__TASK INSTRUCTIONS__: Gather the lines from the material that contain "this".

__SUPPLIED RECORDS__:

■ ■ ■ ■ ■ ■ ■

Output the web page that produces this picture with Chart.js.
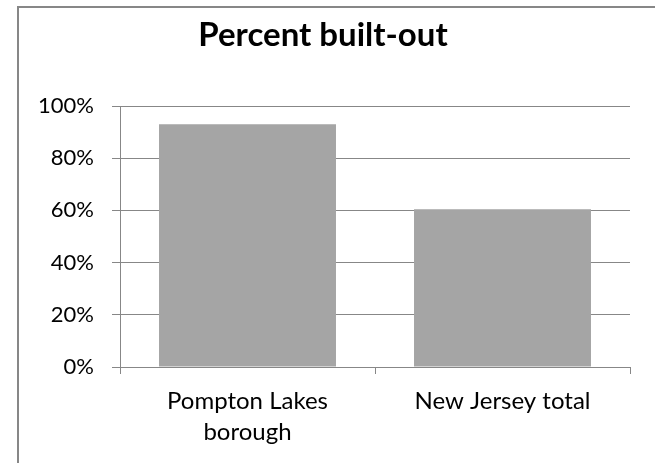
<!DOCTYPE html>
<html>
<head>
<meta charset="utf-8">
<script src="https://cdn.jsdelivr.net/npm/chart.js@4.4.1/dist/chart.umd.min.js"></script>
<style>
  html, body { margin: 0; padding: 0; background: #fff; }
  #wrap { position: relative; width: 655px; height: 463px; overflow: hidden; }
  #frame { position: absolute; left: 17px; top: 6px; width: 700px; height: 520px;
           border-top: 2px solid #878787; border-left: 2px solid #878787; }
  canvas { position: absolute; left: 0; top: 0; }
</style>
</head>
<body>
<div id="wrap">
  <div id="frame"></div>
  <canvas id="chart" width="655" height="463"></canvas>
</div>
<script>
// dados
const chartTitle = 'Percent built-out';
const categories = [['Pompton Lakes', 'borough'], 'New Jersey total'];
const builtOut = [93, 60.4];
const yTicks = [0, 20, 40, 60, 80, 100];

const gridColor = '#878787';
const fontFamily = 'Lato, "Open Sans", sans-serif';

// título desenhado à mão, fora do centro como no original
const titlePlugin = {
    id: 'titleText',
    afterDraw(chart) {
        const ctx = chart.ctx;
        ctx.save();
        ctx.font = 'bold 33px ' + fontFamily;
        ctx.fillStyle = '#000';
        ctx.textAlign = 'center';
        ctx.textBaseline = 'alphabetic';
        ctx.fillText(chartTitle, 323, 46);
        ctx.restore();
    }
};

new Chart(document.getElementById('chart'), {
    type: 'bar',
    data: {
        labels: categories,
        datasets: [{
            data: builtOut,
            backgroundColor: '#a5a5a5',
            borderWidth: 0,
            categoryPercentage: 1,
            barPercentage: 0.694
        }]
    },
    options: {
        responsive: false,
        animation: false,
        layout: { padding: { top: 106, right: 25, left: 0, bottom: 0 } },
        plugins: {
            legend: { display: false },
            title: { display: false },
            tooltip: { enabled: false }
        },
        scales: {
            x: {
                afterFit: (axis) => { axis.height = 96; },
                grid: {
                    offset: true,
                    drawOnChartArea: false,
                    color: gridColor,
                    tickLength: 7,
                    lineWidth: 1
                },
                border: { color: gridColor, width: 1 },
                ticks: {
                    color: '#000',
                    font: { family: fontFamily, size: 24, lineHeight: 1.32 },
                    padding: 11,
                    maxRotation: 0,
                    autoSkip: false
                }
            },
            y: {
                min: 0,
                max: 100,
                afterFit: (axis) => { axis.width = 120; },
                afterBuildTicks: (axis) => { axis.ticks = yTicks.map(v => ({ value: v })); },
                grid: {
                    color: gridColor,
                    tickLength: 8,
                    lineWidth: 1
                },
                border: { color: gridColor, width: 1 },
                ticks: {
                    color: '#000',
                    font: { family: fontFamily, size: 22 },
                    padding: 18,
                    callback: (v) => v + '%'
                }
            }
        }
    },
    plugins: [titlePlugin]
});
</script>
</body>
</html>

■ ■ ■ ■ ■ ■ ■

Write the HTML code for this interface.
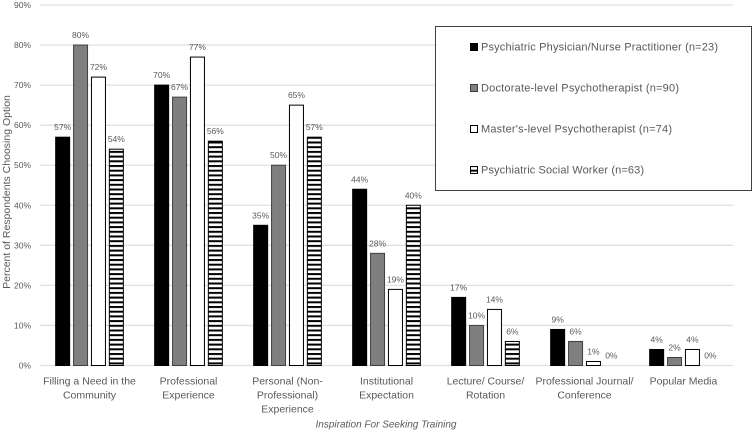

■ ■ ■ ■ ■ ■ ■

__TASK RESPONSE__:
Output the web page that produces this picture with Chart.js.
Write the HTML code for this interface.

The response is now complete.